Nanomedicine based gene delivery to the eye
There are an estimated 100 million people around the world with advanced glaucoma, atrophic macular degeneration, advanced diabetic retinopathy and monogenic retinal degenerations. Each of these diseases results in the atrophy of retinal cells, which cannot regenerate. To treat a broad range of retinal disorders, non-viral vectors should 1) transduce degenerating retina using a less invasive injection technique that can be repeated throughout the patient’s life and 2) deliver genes of any size. We have shown that LNPs can deliver mRNA to the back of the eye after subretinal injections. We are engineering nanoparticles with various size and stability that can overcome barriers of the vitreous and traduce different regions of the retina in various animal models, including non-human primates. This work is being performed in collaboration with Dr. Mark Pennesi, a clinician with specialization in retinal degeneration and Drs. Trevor McGill and Martha Neuringer, experts in non-human primate eye biology. This work is supported through the Medical Research Foundation of Oregon (G.S).

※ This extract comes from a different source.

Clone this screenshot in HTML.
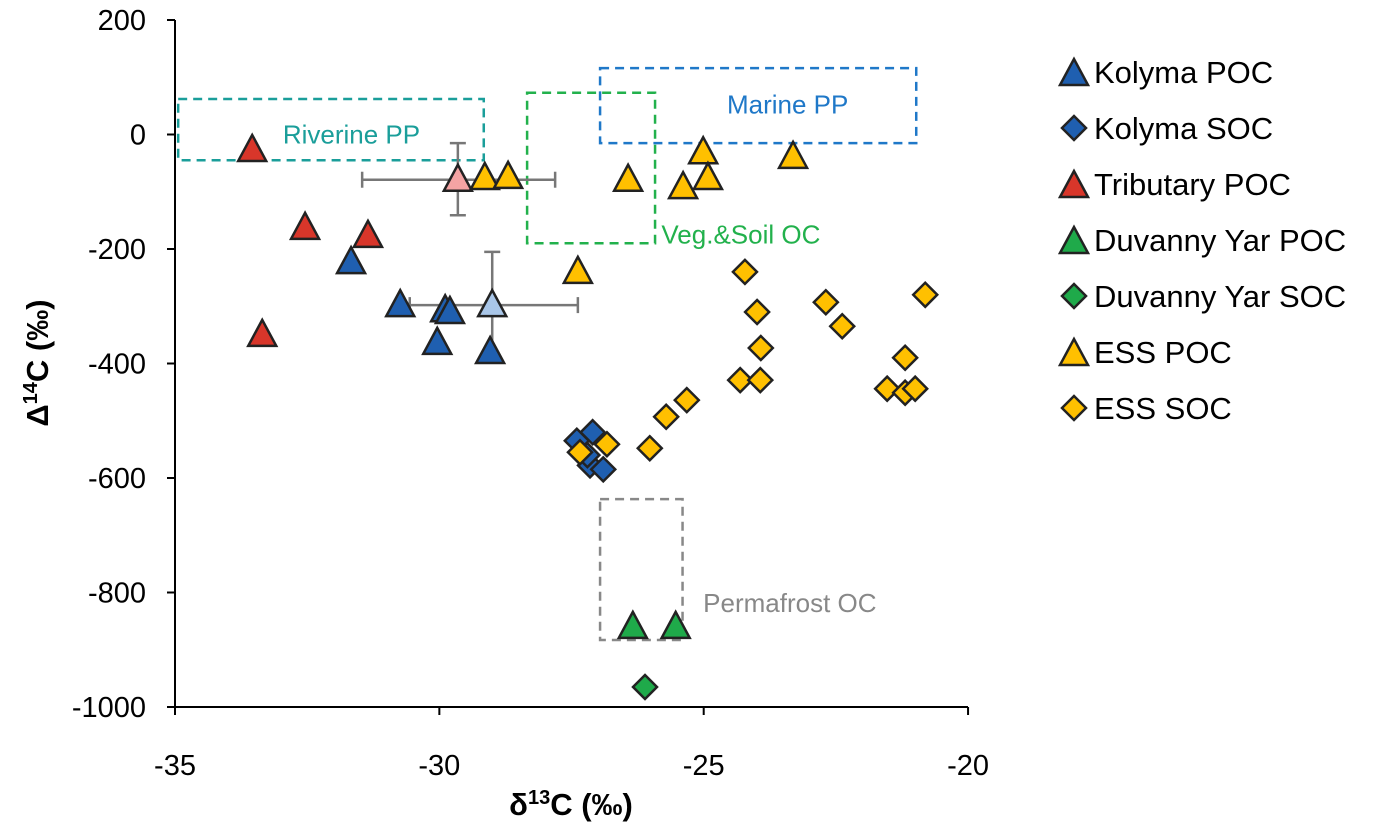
<!DOCTYPE html>
<html><head><meta charset="utf-8"><style>
body{margin:0;background:#fff;}
svg text{font-family:"Liberation Sans",sans-serif;}
</style></head><body>
<svg id="chart" width="1392" height="832" viewBox="0 0 1392 832"></svg>
<script>
const xTicks=[-35,-30,-25,-20];
const yTicks=[200,0,-200,-400,-600,-800,-1000];
const kolymaPOC=[[-31.67,-223],[-30.74,-298],[-29.89,-307],[-29.8,-310],[-30.04,-364],[-29.04,-380]];
const kolymaSOC=[[-27.4,-535],[-27.1,-520],[-27.15,-578],[-26.9,-585],[-27.2,-560]];
const tribPOC=[[-33.54,-27],[-32.54,-163],[-31.35,-177],[-33.35,-350]];
const dyPOC=[[-26.34,-860],[-25.53,-860]];
const dySOC=[[-26.11,-965]];
const essPOC=[[-29.14,-76],[-28.7,-74],[-26.43,-79],[-25.39,-92],[-25.01,-31],[-24.92,-76],[-23.31,-39],[-27.38,-240]];
const essSOC=[[-24.22,-240],[-23.99,-310],[-23.92,-373],[-24.31,-429],[-23.93,-429],[-22.69,-293],[-22.38,-335],[-21.19,-390],[-21.53,-444],[-21.19,-451],[-21.0,-444],[-20.81,-280],[-25.32,-464],[-25.71,-493],[-26.02,-548],[-26.83,-541],[-27.34,-555]];
const means=[{x:-29.65,y:-79,xlo:-31.46,xhi:-27.81,ylo:-141,yhi:-15,c:'#f4a3a3'},{x:-29.0,y:-298,xlo:-30.56,xhi:-27.38,ylo:-390,yhi:-205,c:'#a9c6e8'}];
const boxes=[{n:'Riverine PP',x0:-34.94,x1:-29.16,y0:-45,y1:62,c:'#1a9e9a',lx:-32.96,ly:0},{n:'Veg.&Soil OC',x0:-28.34,x1:-25.92,y0:-190,y1:73,c:'#22b14c',lx:-25.8,ly:-175},{n:'Marine PP',x0:-26.96,x1:-20.98,y0:-15,y1:116,c:'#1f78c8',lx:-24.56,ly:52},{n:'Permafrost OC',x0:-26.96,x1:-25.4,y0:-883,y1:-637,c:'#888',lx:-25.01,ly:-818}];
const X=v=>175+(v+35)*52.87, Y=v=>20+(200-v)*0.5725;
const s=document.getElementById('chart');const NS='http://www.w3.org/2000/svg';
function el(t,a,p){const e=document.createElementNS(NS,t);for(const k in a)e.setAttribute(k,a[k]);(p||s).appendChild(e);return e;}
boxes.forEach(b=>{const r=el('rect',{x:X(b.x0),y:Y(b.y1),width:X(b.x1)-X(b.x0),height:Y(b.y0)-Y(b.y1),fill:'none',stroke:b.c,'stroke-width':2.5,'stroke-dasharray':'9,6'});

const t=el('text',{x:X(b.lx),y:Y(b.ly)+9,'font-size':26,fill:b.c});t.textContent=b.n;
});
el('line',{x1:175,y1:20,x2:175,y2:707,stroke:'#000','stroke-width':2});
el('line',{x1:175,y1:707,x2:968,y2:707,stroke:'#000','stroke-width':2});
yTicks.forEach(v=>{el('line',{x1:167,x2:175,y1:Y(v),y2:Y(v),stroke:'#000','stroke-width':2});
const t=el('text',{x:146,y:Y(v)+10,'font-size':29,'text-anchor':'end'});t.textContent=v;
});
xTicks.forEach(v=>{el('line',{x1:X(v),x2:X(v),y1:707,y2:715,stroke:'#000','stroke-width':2});
const t=el('text',{x:X(v),y:775,'font-size':29,'text-anchor':'middle'});t.textContent=v;
});
const xt=el('text',{x:571,y:815,'font-size':31,'font-weight':'bold','text-anchor':'middle'});xt.innerHTML='δ<tspan baseline-shift="super" font-size="20">13</tspan>C (‰)';

const yt=el('text',{transform:'translate(48,363) rotate(-90)','font-size':31,'font-weight':'bold','text-anchor':'middle'});yt.innerHTML='Δ<tspan baseline-shift="super" font-size="20">14</tspan>C (‰)';

function tri(cx,cy,c,name,p){const e=el('polygon',{points:`${cx},${cy-15} ${cx-14},${cy+11} ${cx+14},${cy+11}`,fill:c,stroke:'#222','stroke-width':2.5},p);}
function dia(cx,cy,c,name,p){const e=el('polygon',{points:`${cx},${cy-12} ${cx+12},${cy} ${cx},${cy+12} ${cx-12},${cy}`,fill:c,stroke:'#222','stroke-width':2.5},p);}
const BL='#1f5fb0',RD='#d8362a',GR='#1faa4a',YL='#ffc000';
means.forEach(m=>{const g='#777';
el('line',{x1:X(m.xlo),x2:X(m.xhi),y1:Y(m.y),y2:Y(m.y),stroke:g,'stroke-width':2.5});
el('line',{x1:X(m.x),x2:X(m.x),y1:Y(m.ylo),y2:Y(m.yhi),stroke:g,'stroke-width':2.5});
[m.xlo,m.xhi].forEach(v=>el('line',{x1:X(v),x2:X(v),y1:Y(m.y)-8,y2:Y(m.y)+8,stroke:g,'stroke-width':2.5}));
[m.ylo,m.yhi].forEach(v=>el('line',{x1:X(m.x)-8,x2:X(m.x)+8,y1:Y(v),y2:Y(v),stroke:g,'stroke-width':2.5}));
tri(X(m.x),Y(m.y),m.c,'mean-point');});
tribPOC.forEach(d=>tri(X(d[0]),Y(d[1]),RD,'tributary-poc-point'));
kolymaPOC.forEach(d=>tri(X(d[0]),Y(d[1]),BL,'kolyma-poc-point'));
essPOC.forEach(d=>tri(X(d[0]),Y(d[1]),YL,'ess-poc-point'));
kolymaSOC.forEach(d=>dia(X(d[0]),Y(d[1]),BL,'kolyma-soc-point'));
essSOC.forEach(d=>dia(X(d[0]),Y(d[1]),YL,'ess-soc-point'));
dyPOC.forEach(d=>tri(X(d[0]),Y(d[1]),GR,'duvanny-yar-poc-point'));
dySOC.forEach(d=>dia(X(d[0]),Y(d[1]),GR,'duvanny-yar-soc-point'));
const leg=[['Kolyma POC',BL,'t'],['Kolyma SOC',BL,'d'],['Tributary POC',RD,'t'],['Duvanny Yar POC',GR,'t'],['Duvanny Yar SOC',GR,'d'],['ESS POC',YL,'t'],['ESS SOC',YL,'d']];
leg.forEach((l,i)=>{const y=72+i*56;const g=el('g',{});
if(l[2]=='t')tri(1074,y+2,l[1],'legend-marker',g);else dia(1074,y,l[1],'legend-marker',g);
const t=el('text',{x:1094,y:y+11,'font-size':31},g);t.textContent=l[0];});
</script>
</body></html>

Supramolecular assembly of peptide NanoDrills
Intracellular delivery of peptides can be used for selective targeting of tissues and organs. Through sequential ligation of peptide building blocks, we created cell penetrating self-assembling peptide nanomaterials that can form distinct shapes and morphology reminiscent of a “drill-bit”. These NanoDrills can deliver drugs in-vitro and in-vivo.